§ **Record extracts**
□ □ □ □

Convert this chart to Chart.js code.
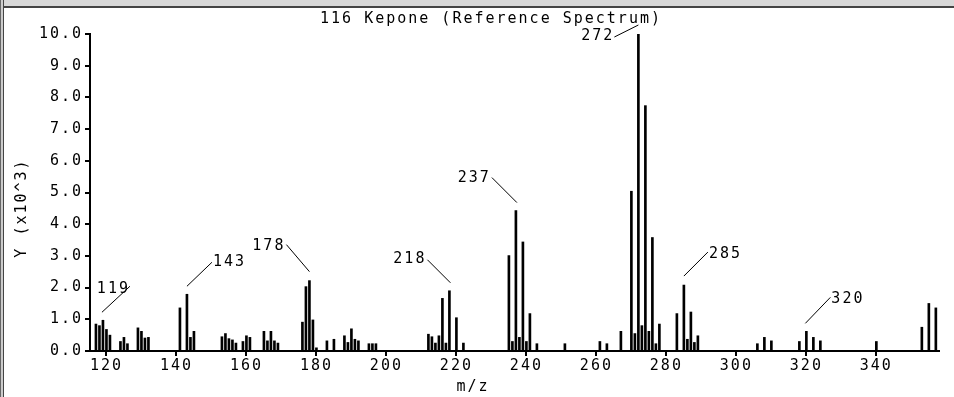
<!DOCTYPE html>
<html>
<head>
<meta charset="utf-8">
<script src="https://cdn.jsdelivr.net/npm/chart.js@4.4.1/dist/chart.umd.min.js"></script>
<style>
  html, body { margin: 0; padding: 0; background: #fff; }
  #wrap { position: relative; width: 954px; height: 397px; overflow: hidden; }
  #topband { position: absolute; left: 0; top: 0; width: 954px; height: 6px; background: #d8d8d8; border-bottom: 2px solid #444; }
  #leftband { position: absolute; left: 0; top: 0; width: 2px; height: 397px; border-left: 1px solid #666; border-right: 1px solid #444; background: #ccc; }
  canvas { position: absolute; left: 0; top: 0; }
</style>
</head>
<body>
<div id="wrap">
  <canvas id="c" width="954" height="397"></canvas>
  <div id="topband"></div>
  <div id="leftband"></div>
</div>
<script>
// ---- data ----
const chartTitle = "116 Kepone (Reference Spectrum)";
const xTitle = "m/z";
const yTitle = "Y (x10^3)";
const mz = [117,118,119,120,121,124,125,126,129,130,131,132,141,143,144,145,153,154,155,156,157,159,160,161,165,166,167,168,169,176,177,178,179,180,183,185,188,189,190,191,192,195,196,197,212,213,214,215,216,217,218,220,222,235,236,237,238,239,240,241,243,251,261,263,267,270,271,272,273,274,275,276,277,278,283,285,286,287,288,289,306,308,310,318,320,322,324,340,353,355,357];
const intensity = [0.85,0.80,0.97,0.68,0.50,0.30,0.43,0.23,0.73,0.62,0.41,0.43,1.36,1.79,0.43,0.62,0.45,0.55,0.39,0.35,0.25,0.30,0.48,0.43,0.62,0.32,0.62,0.32,0.25,0.91,2.03,2.22,0.98,0.10,0.32,0.37,0.48,0.27,0.70,0.37,0.32,0.23,0.23,0.23,0.53,0.45,0.25,0.48,1.66,0.25,1.90,1.05,0.25,3.01,0.30,4.43,0.43,3.44,0.30,1.18,0.23,0.23,0.30,0.23,0.62,5.04,0.55,10.0,0.80,7.74,0.62,3.58,0.23,0.85,1.18,2.08,0.37,1.23,0.27,0.48,0.23,0.43,0.32,0.30,0.62,0.43,0.32,0.30,0.75,1.50,1.36];
const labeledPeaks = [119,143,178,218,237,272,285,320];
const xTickValues = [120,140,160,180,200,220,240,260,280,300,320,340];
const yTickValues = [0,1,2,3,4,5,6,7,8,9,10];

// ---- styling / layout ----
const FONT = "'DejaVu Sans Mono', 'Liberation Mono', monospace";
const SPACING = '2px';
// leader line + label offsets relative to the bar top (pixels)
const labelLayout = {
  119: {a:[-1,-8], b:[27,-34], t:[27,-31], align:'right'},
  143: {a:[0,-8],  b:[25,-32], t:[26,-32], align:'left'},
  178: {a:[0,-9],  b:[-23,-36], t:[-24,-35], align:'right'},
  218: {a:[1,-8],  b:[-22,-31], t:[-23,-32], align:'right'},
  237: {a:[1,-8],  b:[-24,-33], t:[-25,-32], align:'right'},
  272: {a:[0,-9],  b:[-24,3],  t:[-24,2],   align:'right'},
  285: {a:[0,-9],  b:[24,-33], t:[25,-31], align:'left'},
  320: {a:[-1,-8], b:[24,-34], t:[25,-32], align:'left'}
};

const annotate = {
  id: 'annotate',
  beforeDraw(chart) {
    chart.ctx.letterSpacing = SPACING;
  },
  afterDraw(chart) {
    const ctx = chart.ctx;
    const xs = chart.scales.x, ys = chart.scales.y;
    ctx.save();
    ctx.letterSpacing = SPACING;
    ctx.fillStyle = '#000';
    ctx.strokeStyle = '#000';
    ctx.font = "15px " + FONT;
    ctx.textAlign = 'center';
    ctx.textBaseline = 'middle';
    ctx.fillText(chartTitle, 491, 19);
    ctx.fillText(xTitle, 473, 387);
    ctx.save();
    ctx.translate(22, 208);
    ctx.rotate(-Math.PI / 2);
    ctx.fillText(yTitle, 0, 0);
    ctx.restore();
    ctx.lineWidth = 1;
    labeledPeaks.forEach(p => {
      const i = mz.indexOf(p);
      if (i < 0) return;
      const bx = xs.getPixelForValue(mz[i]);
      const by = ys.getPixelForValue(intensity[i]);
      const L = labelLayout[p];
      ctx.beginPath();
      ctx.moveTo(bx + L.a[0], by + L.a[1]);
      ctx.lineTo(bx + L.b[0], by + L.b[1]);
      ctx.stroke();
      ctx.textAlign = L.align;
      ctx.textBaseline = 'middle';
      ctx.fillText(String(p), bx + L.t[0], by + L.t[1]);
    });
    ctx.restore();
  }
};

function axisCommon() {
  return {
    offset: false,
    grid: { display: true, offset: false, drawOnChartArea: false, drawTicks: true, tickLength: 5, color: '#000', lineWidth: 2 },
    border: { display: true, color: '#000', width: 2 }
  };
}

new Chart(document.getElementById('c').getContext('2d'), {
  type: 'bar',
  data: {
    datasets: [{
      data: mz.map((m, i) => ({ x: m, y: intensity[i] })),
      backgroundColor: '#000',
      borderWidth: 0,
      barThickness: 2
    }]
  },
  options: {
    responsive: false,
    animation: false,
    devicePixelRatio: 1,
    layout: { padding: { top: 34, right: 15, left: 0, bottom: 0 } },
    plugins: { legend: { display: false }, tooltip: { enabled: false }, title: { display: false } },
    scales: {
      x: Object.assign(axisCommon(), {
        type: 'linear',
        min: 115.3,
        max: 357.9,
        afterFit(s) { s.height = 46; },
        afterBuildTicks(s) { s.ticks = xTickValues.map(v => ({ value: v })); },
        ticks: { color: '#000', font: { family: FONT, size: 15 }, padding: 1, maxRotation: 0, autoSkip: false, includeBounds: false }
      }),
      y: Object.assign(axisCommon(), {
        type: 'linear',
        min: 0,
        max: 10,
        afterFit(s) { s.width = 90; },
        afterBuildTicks(s) { s.ticks = yTickValues.map(v => ({ value: v })); },
        ticks: { color: '#000', font: { family: FONT, size: 15 }, padding: 2, callback: v => Number(v).toFixed(1) }
      })
    }
  },
  plugins: [annotate]
});
</script>
</body>
</html>
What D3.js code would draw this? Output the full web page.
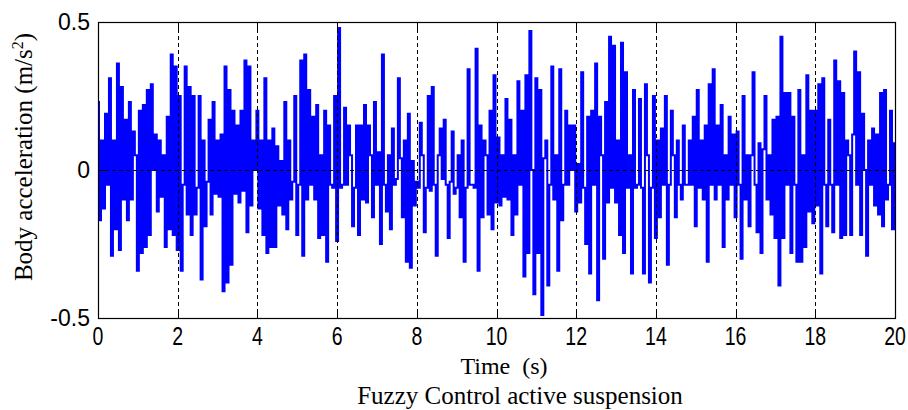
<!DOCTYPE html>
<html><head><meta charset="utf-8">
<script src="https://cdn.jsdelivr.net/npm/d3@7"></script>
<style>body{margin:0;background:#fff}svg{display:block}</style></head>
<body><svg id="c" width="908" height="410"></svg>
<script>
const xTicks = [0, 2, 4, 6, 8, 10, 12, 14, 16, 18, 20];
const yTicks = [-0.5, 0, 0.5];
const yTickLabels = ["-0.5", "0", "0.5"];
const gridX = [2, 4, 6, 8, 10, 12, 14, 16, 18];
const gridY = [0];
const sampleStep = 0.05; // seconds between samples
const accel = [
 0.23,-0.17,0.1,-0.13,0.19,-0.05,0.31,-0.29,0.1,-0.2,0.36,-0.27,0.28,-0.1,0.17,-0.17,0.23,-0.1,0.13,0.05,
 -0.34,0.2,-0.28,0.22,-0.26,0.27,-0.22,0.29,0.0,0.12,-0.14,0.1,-0.09,0.05,-0.26,0.18,-0.2,0.39,-0.22,0.35,
 -0.27,0.25,-0.34,-0.05,0.35,-0.15,0.28,-0.22,0.25,-0.15,-0.06,
 0.25,-0.37,0.1,-0.19,-0.04,0.17,-0.15,0.23,-0.08,0.1,-0.09,0.12,-0.41,0.35,-0.38,0.27,-0.32,0.2,-0.08,0.15,-0.11,0.2,-0.07,0.37,-0.21,0.35,-0.12,0.1,0.0,0.2,-0.13,0.1,-0.22,0.31,-0.28,0.1,-0.26,0.14,-0.26,0.08,-0.12,0.03,-0.15,0.23,-0.2,0.1,-0.1,-0.04,0.25,-0.22,-0.05,
 0.37,-0.29,0.39,-0.1,0.27,-0.05,0.18,-0.1,0.22,-0.23,0.05,-0.22,0.2,-0.31,0.15,-0.05,-0.06,0.25,-0.24,0.48,-0.06,-0.05,0.21,-0.05,0.15,0.05,-0.19,-0.06,0.15,-0.22,0.15,-0.1,0.22,-0.11,0.15,0.05,-0.16,0.23,-0.05,0.06,-0.25,0.39,-0.05,-0.14,0.05,-0.2,0.14,-0.05,-0.03,0.31,
 0.04,-0.16,0.1,-0.31,0.19,-0.33,0.03,-0.12,-0.04,-0.06,0.16,0.05,-0.21,-0.06,0.25,-0.07,0.28,-0.05,-0.29,0.05,0.14,-0.03,0.17,-0.05,-0.23,-0.04,0.13,-0.08,-0.06,0.05,-0.16,0.1,-0.31,-0.06,0.34,-0.05,-0.05,-0.06,0.41,-0.34,0.15,-0.16,0.1,0.05,-0.15,0.2,-0.2,0.32,-0.11,0.11,
 -0.12,0.05,-0.09,0.24,-0.1,0.17,-0.22,0.05,-0.15,0.3,-0.05,0.2,-0.36,0.32,-0.28,0.47,0.0,-0.42,0.31,-0.28,0.27,-0.49,0.04,0.1,-0.39,-0.05,0.35,-0.1,0.05,-0.34,0.34,-0.17,-0.05,0.2,-0.05,0.15,0.0,0.15,-0.14,0.02,-0.11,0.33,-0.06,-0.25,0.18,-0.35,0.2,-0.05,0.36,-0.44,
 0.18,0.05,-0.3,0.23,-0.11,0.45,-0.06,0.42,-0.11,0.1,-0.22,0.43,-0.28,0.33,-0.06,0.05,-0.35,0.27,-0.06,-0.05,0.24,-0.06,-0.35,0.29,0.05,-0.38,-0.06,0.25,-0.23,0.1,-0.16,0.14,-0.05,0.25,-0.32,-0.05,0.2,0.05,-0.16,0.1,-0.05,-0.1,0.15,-0.05,-0.05,0.1,-0.05,0.18,-0.19,0.27,
 -0.06,0.1,-0.1,0.15,-0.31,0.29,-0.05,0.34,-0.1,0.15,-0.05,0.22,-0.26,0.05,-0.1,0.18,-0.05,0.12,-0.16,0.13,-0.05,-0.3,0.25,-0.1,0.05,-0.19,0.05,0.33,-0.05,-0.21,0.09,-0.28,0.07,0.25,-0.1,0.05,-0.15,0.17,-0.23,0.18,-0.39,0.45,-0.23,0.26,-0.05,0.26,-0.28,0.18,-0.05,-0.31,
 0.27,-0.31,0.05,-0.26,0.32,-0.14,0.2,-0.18,0.2,-0.12,0.29,-0.35,0.31,-0.05,-0.19,0.17,-0.05,-0.21,0.37,-0.05,0.3,-0.23,0.26,-0.22,0.1,0.05,-0.22,0.12,0.4,-0.05,0.33,-0.22,0.19,0.0,-0.29,0.1,-0.05,0.14,-0.12,0.12,-0.15,0.26,-0.19,0.27,-0.1,-0.05,0.2,-0.2,0.09
];
const xLabel = "Time  (s)";
const yLabelMain = "Body acceleration (m/s";
const yLabelSup = "2";
const yLabelEnd = ")";
const title = "Fuzzy Control active suspension";

const svg = d3.select("#c");
const L = 98, R = 895, T = 22, B = 318;
const x = d3.scaleLinear().domain([0, 20]).range([L, R]);
const y = d3.scaleLinear().domain([-0.5, 0.5]).range([B, T]);

const g = svg.append("g");
g.append("defs").append("clipPath").attr("id", "clip")
  .append("rect").attr("x", L).attr("y", T).attr("width", R - L).attr("height", B - T);

const line = d3.line().x((d, i) => x(i * sampleStep)).y(d => y(d)).curve(d3.curveStep);
g.append("path").datum(accel).attr("clip-path", "url(#clip)")
  .attr("d", line).attr("fill", "none").attr("stroke", "#0000ff").attr("stroke-width", 2)
  .attr("stroke-linejoin", "miter");

// grid (on top)
g.selectAll(".gx").data(gridX).join("line")
  .attr("x1", d => Math.round(x(d)) + 0.5).attr("x2", d => Math.round(x(d)) + 0.5)
  .attr("y1", T).attr("y2", B).attr("stroke", "#000").attr("stroke-width", 1)
  .attr("stroke-dasharray", "4,3");
g.selectAll(".gy").data(gridY).join("line")
  .attr("x1", L).attr("x2", R)
  .attr("y1", d => Math.round(y(d)) + 0.5).attr("y2", d => Math.round(y(d)) + 0.5)
  .attr("stroke", "#000").attr("stroke-width", 1).attr("stroke-dasharray", "4,3");

// frame
g.append("rect").attr("x", L + 0.5).attr("y", T + 0.5).attr("width", R - L).attr("height", B - T)
  .attr("fill", "none").attr("stroke", "#000").attr("stroke-width", 1.2);

// ticks
const tl = 7;
xTicks.forEach(t => {
  const xx = Math.round(x(t)) + 0.5;
  g.append("line").attr("x1", xx).attr("x2", xx).attr("y1", B).attr("y2", B - tl).attr("stroke", "#000");
  g.append("line").attr("x1", xx).attr("x2", xx).attr("y1", T).attr("y2", T + tl).attr("stroke", "#000");
});
yTicks.forEach(v => {
  const yy = Math.round(y(v)) + 0.5;
  g.append("line").attr("x1", L).attr("x2", L + tl).attr("y1", yy).attr("y2", yy).attr("stroke", "#000");
  g.append("line").attr("x1", R).attr("x2", R - tl).attr("y1", yy).attr("y2", yy).attr("stroke", "#000");
});

// tick labels
g.selectAll(".xt").data(xTicks).join("text")
  .attr("transform", d => `translate(${x(d)},345) scale(0.75,1)`)
  .attr("text-anchor", "middle").attr("font-family", "Liberation Sans, Arial, sans-serif")
  .attr("font-size", 26).attr("fill", "#000").text(d => d);
g.selectAll(".yt").data(yTicks).join("text")
  .attr("x", 90).attr("y", d => y(d) + 8)
  .attr("text-anchor", "end").attr("font-family", "Liberation Sans, Arial, sans-serif")
  .attr("font-size", 23).attr("fill", "#000").text((d, i) => yTickLabels[i]);

// axis labels
g.append("text").attr("x", 504).attr("y", 374).attr("text-anchor", "middle")
  .attr("font-family", "Liberation Serif, Times New Roman, serif").attr("font-size", 24)
  .attr("xml:space", "preserve").style("white-space", "pre").text(xLabel);
g.append("text").attr("x", 520).attr("y", 404).attr("text-anchor", "middle")
  .attr("font-family", "Liberation Serif, Times New Roman, serif").attr("font-size", 25)
  .text(title);
const yl = g.append("text").attr("transform", "translate(32,157) rotate(-90)")
  .attr("text-anchor", "middle")
  .attr("font-family", "Liberation Serif, Times New Roman, serif").attr("font-size", 25);
yl.append("tspan").text(yLabelMain);
yl.append("tspan").attr("dy", -9).attr("font-size", 16).text(yLabelSup);
yl.append("tspan").attr("dy", 9).text(yLabelEnd);
</script>
</body></html>
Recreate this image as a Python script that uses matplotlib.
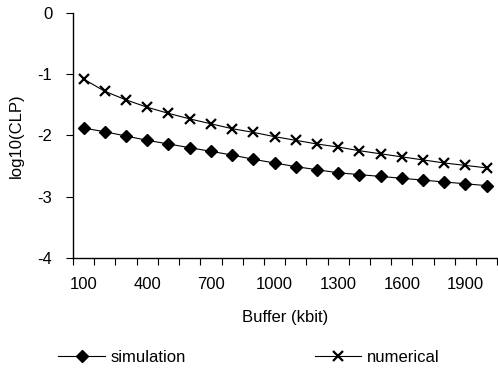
import numpy as np
import matplotlib
matplotlib.use('Agg')
import matplotlib.pyplot as plt

plt.rcParams['font.family'] = ['Liberation Sans', 'DejaVu Sans']

# ── 数据 ──────────────────────────────────────────────────────────────
buffer_kbit = [100, 200, 300, 400, 500, 600, 700, 800, 900, 1000,
               1100, 1200, 1300, 1400, 1500, 1600, 1700, 1800, 1900, 2000]
simulation = [-1.88, -1.94, -2.01, -2.08, -2.14, -2.20, -2.26, -2.32, -2.39, -2.45,
              -2.51, -2.56, -2.61, -2.64, -2.67, -2.70, -2.73, -2.76, -2.79, -2.82]
numerical = [-1.08, -1.28, -1.42, -1.54, -1.64, -1.73, -1.81, -1.89, -1.95, -2.02,
             -2.08, -2.14, -2.19, -2.25, -2.30, -2.35, -2.40, -2.45, -2.49, -2.53]

FS = 12

fig = plt.figure(figsize=(4.98, 3.70), dpi=100)
ax = fig.add_axes([0.1466, 0.303, 0.852, 0.662])

x = np.arange(len(buffer_kbit))
ax.plot(x, simulation, color='black', linewidth=0.8, marker='D',
        markersize=6, label='simulation')
ax.plot(x, numerical, color='black', linewidth=0.8, marker='x',
        markersize=7.5, markeredgewidth=1.6, label='numerical')

# 类别轴：刻度在类别边界，标签在类别中间
ax.set_xlim(-0.5, len(x) - 0.5)
ax.set_xticks(np.arange(len(x) + 1) - 0.5)
ax.set_xticklabels([])
ax.set_xticks(x[::3], minor=True)
ax.set_xticklabels([str(b) for b in buffer_kbit[::3]], minor=True, fontsize=FS)
ax.tick_params(axis='x', which='minor', length=0, pad=14)
ax.tick_params(axis='x', which='major', direction='out', length=5, width=0.8)

ax.set_ylim(-4, 0)
ax.set_yticks([-4, -3, -2, -1, 0])
ax.set_yticklabels(['-4', '-3', '-2', '-1', '0'], fontsize=FS)
ax.tick_params(axis='y', direction='out', length=5, width=0.8, pad=10)

for side in ['top', 'right']:
    ax.spines[side].set_visible(False)
for side in ['left', 'bottom']:
    ax.spines[side].set_linewidth(1.0)

ax.set_xlabel('Buffer (kbit)', fontsize=FS, labelpad=13)
ax.set_ylabel('log10(CLP)', fontsize=FS, labelpad=10)

fig.legend(loc='center', bbox_to_anchor=(0.50, 0.035), ncol=2, frameon=False,
           fontsize=FS, columnspacing=7.7, handlelength=2.8, handletextpad=0.35)

fig.savefig('out.png', dpi=100)
plt.close(fig)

□ □ □ □

§ **Exercise requirements**
From the line containing "Recreate this image" to the line containing "plt.rcParams['font.family'] = ['Liberation", both lines included, give the text again exactly, without any pictures.

§ **Solution to this problem**
Recreate this image as a Python script that uses matplotlib.
import numpy as np
import matplotlib
matplotlib.use('Agg')
import matplotlib.pyplot as plt

plt.rcParams['font.family'] = ['Liberation Sans', 'DejaVu Sans']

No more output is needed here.